── Information shown

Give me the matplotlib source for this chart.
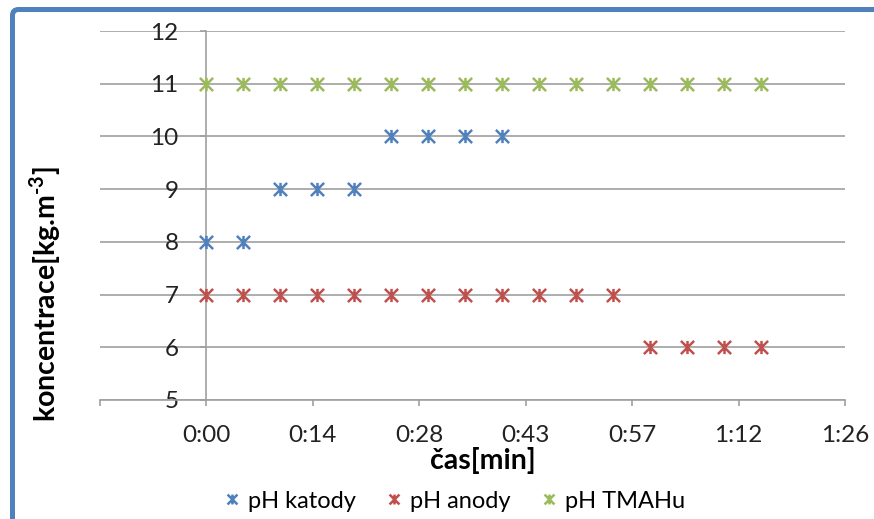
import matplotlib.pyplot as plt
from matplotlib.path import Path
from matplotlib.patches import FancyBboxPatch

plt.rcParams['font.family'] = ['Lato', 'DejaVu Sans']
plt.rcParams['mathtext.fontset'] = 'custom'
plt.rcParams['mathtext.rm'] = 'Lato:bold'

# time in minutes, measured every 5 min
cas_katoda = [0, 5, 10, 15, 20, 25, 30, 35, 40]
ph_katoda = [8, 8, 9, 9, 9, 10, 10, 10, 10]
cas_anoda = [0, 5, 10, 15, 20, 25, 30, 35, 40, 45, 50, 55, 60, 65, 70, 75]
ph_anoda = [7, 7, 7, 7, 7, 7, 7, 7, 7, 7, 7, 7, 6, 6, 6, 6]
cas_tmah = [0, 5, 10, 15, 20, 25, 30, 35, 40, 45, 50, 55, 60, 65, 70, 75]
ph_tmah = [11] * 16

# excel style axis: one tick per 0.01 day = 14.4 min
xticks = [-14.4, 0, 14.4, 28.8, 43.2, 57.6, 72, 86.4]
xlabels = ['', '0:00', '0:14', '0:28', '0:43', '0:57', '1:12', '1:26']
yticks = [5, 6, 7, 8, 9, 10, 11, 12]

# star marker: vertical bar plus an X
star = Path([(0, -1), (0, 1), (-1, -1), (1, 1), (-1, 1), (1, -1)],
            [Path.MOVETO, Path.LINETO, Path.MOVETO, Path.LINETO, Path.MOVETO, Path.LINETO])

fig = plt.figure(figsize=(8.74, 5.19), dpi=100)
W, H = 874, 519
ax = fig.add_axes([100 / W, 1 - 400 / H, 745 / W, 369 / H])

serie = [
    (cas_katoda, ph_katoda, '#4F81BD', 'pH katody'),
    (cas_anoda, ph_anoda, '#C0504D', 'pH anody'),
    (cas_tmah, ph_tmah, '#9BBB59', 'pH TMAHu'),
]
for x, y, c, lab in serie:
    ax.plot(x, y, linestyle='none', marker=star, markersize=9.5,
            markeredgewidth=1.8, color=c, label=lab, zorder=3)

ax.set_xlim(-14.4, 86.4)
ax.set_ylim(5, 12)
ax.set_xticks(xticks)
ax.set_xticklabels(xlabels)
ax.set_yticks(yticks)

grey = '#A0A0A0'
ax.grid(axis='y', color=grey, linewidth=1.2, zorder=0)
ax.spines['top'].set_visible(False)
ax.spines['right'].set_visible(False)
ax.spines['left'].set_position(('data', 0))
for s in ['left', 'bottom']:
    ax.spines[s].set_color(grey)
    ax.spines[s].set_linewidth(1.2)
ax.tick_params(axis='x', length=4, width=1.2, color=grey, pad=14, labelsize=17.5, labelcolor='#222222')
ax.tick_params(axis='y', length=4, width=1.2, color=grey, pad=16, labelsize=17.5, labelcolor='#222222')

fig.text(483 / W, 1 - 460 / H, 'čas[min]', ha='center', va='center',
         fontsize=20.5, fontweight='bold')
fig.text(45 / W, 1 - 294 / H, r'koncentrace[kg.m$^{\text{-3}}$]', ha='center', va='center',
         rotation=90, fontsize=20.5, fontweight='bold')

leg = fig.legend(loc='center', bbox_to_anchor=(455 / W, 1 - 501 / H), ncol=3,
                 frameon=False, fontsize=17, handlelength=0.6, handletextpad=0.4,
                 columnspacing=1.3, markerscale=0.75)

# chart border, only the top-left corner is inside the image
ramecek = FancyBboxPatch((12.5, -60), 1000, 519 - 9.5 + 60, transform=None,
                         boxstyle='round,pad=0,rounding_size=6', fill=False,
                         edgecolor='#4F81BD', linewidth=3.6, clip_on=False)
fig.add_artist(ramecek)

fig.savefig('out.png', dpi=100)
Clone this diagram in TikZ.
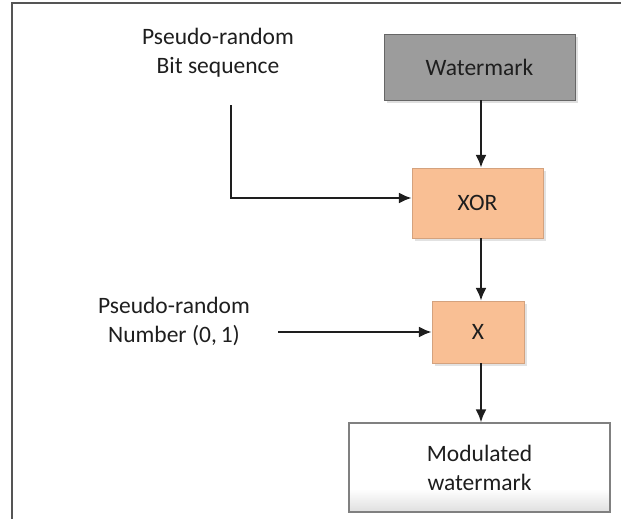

────
── Information shown

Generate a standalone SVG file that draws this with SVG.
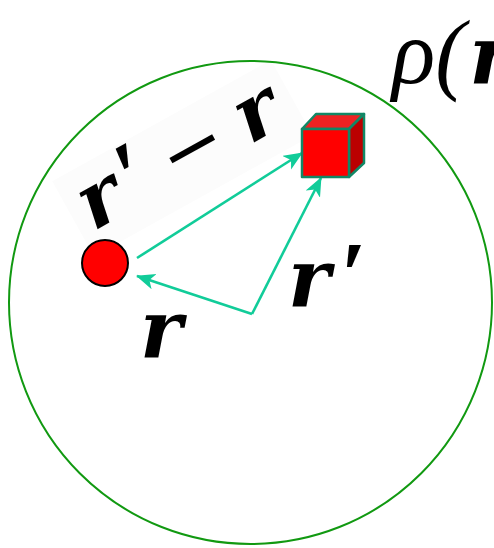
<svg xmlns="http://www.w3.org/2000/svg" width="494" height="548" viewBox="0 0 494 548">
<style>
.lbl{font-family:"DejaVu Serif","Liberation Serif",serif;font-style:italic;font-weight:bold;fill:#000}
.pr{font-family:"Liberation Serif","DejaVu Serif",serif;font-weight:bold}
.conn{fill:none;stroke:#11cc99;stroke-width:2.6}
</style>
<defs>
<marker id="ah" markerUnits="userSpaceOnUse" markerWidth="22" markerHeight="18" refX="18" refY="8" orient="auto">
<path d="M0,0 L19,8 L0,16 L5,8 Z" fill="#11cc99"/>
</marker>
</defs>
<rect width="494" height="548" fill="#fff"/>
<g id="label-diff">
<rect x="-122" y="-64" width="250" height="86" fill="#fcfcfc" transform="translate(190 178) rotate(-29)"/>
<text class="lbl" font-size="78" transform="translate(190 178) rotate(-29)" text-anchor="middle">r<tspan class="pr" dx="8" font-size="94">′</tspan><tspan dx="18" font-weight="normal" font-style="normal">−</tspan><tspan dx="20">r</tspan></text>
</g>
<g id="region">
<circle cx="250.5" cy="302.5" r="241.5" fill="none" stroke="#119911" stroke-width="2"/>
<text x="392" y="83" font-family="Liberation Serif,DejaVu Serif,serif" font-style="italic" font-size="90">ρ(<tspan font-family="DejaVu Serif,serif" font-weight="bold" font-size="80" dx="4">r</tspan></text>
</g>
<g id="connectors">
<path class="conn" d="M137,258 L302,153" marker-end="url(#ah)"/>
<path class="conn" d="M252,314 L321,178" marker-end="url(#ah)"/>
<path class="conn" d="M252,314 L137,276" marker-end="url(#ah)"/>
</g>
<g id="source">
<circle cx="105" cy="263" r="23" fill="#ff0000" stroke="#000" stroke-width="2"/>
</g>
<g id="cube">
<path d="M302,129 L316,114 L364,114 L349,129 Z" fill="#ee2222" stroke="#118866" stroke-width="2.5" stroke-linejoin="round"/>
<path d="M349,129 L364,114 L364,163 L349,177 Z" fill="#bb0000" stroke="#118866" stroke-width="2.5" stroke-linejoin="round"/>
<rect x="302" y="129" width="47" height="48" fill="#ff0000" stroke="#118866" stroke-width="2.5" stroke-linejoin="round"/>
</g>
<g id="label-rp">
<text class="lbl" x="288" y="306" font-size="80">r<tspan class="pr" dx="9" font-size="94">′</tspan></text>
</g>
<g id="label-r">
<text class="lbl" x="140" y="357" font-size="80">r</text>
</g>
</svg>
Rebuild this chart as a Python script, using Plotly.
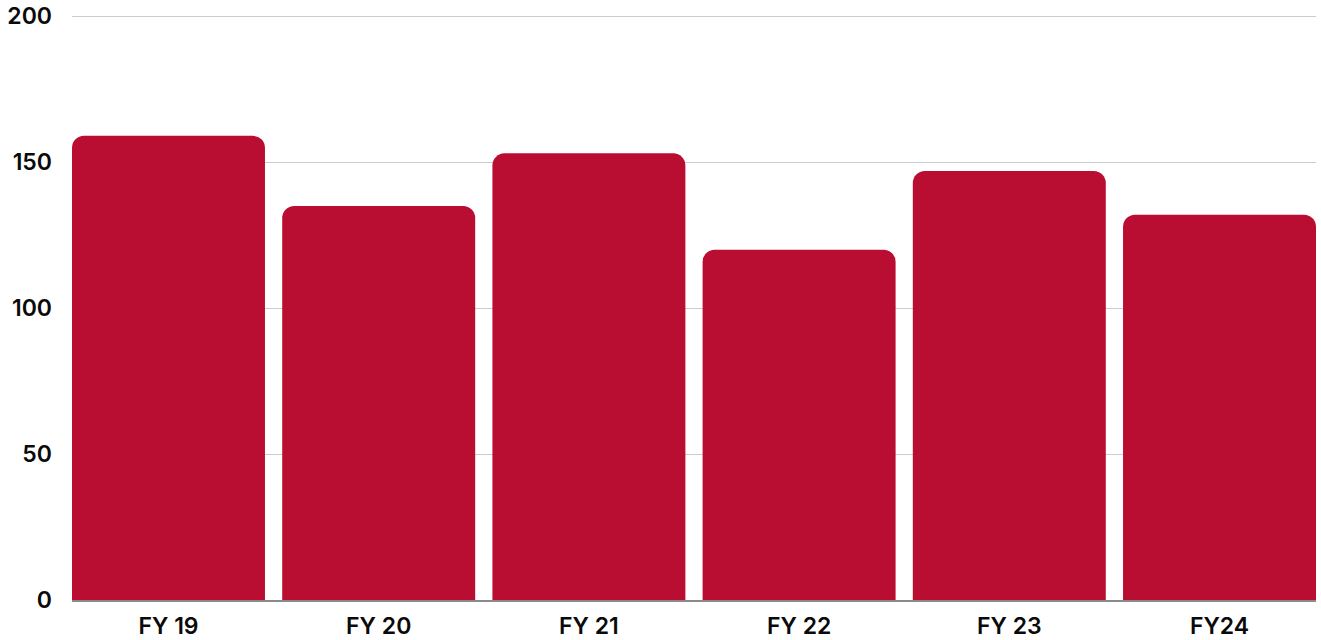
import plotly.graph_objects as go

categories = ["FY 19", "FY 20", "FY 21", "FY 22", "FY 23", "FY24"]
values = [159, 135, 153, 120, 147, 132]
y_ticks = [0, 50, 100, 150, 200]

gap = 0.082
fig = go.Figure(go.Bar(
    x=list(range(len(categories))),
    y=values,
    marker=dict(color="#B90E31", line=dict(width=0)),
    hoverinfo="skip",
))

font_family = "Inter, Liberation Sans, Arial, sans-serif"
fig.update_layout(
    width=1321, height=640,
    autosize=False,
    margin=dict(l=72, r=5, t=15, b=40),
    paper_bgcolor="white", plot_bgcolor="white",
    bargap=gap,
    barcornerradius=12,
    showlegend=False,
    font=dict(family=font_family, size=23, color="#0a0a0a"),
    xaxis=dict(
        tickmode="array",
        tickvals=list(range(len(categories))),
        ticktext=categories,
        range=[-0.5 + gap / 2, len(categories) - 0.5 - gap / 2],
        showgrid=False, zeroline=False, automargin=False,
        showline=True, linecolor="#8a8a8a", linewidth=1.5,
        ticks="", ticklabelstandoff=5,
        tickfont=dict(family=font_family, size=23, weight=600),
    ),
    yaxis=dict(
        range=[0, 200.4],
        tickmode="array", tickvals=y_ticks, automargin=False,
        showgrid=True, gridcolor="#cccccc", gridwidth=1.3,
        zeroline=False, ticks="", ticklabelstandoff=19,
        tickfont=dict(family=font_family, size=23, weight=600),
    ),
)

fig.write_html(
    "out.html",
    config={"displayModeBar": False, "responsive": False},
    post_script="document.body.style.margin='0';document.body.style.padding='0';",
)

────

Select and copy every line of the material that holds the string "source".

Give me the matplotlib source for this chart.
<g id="source">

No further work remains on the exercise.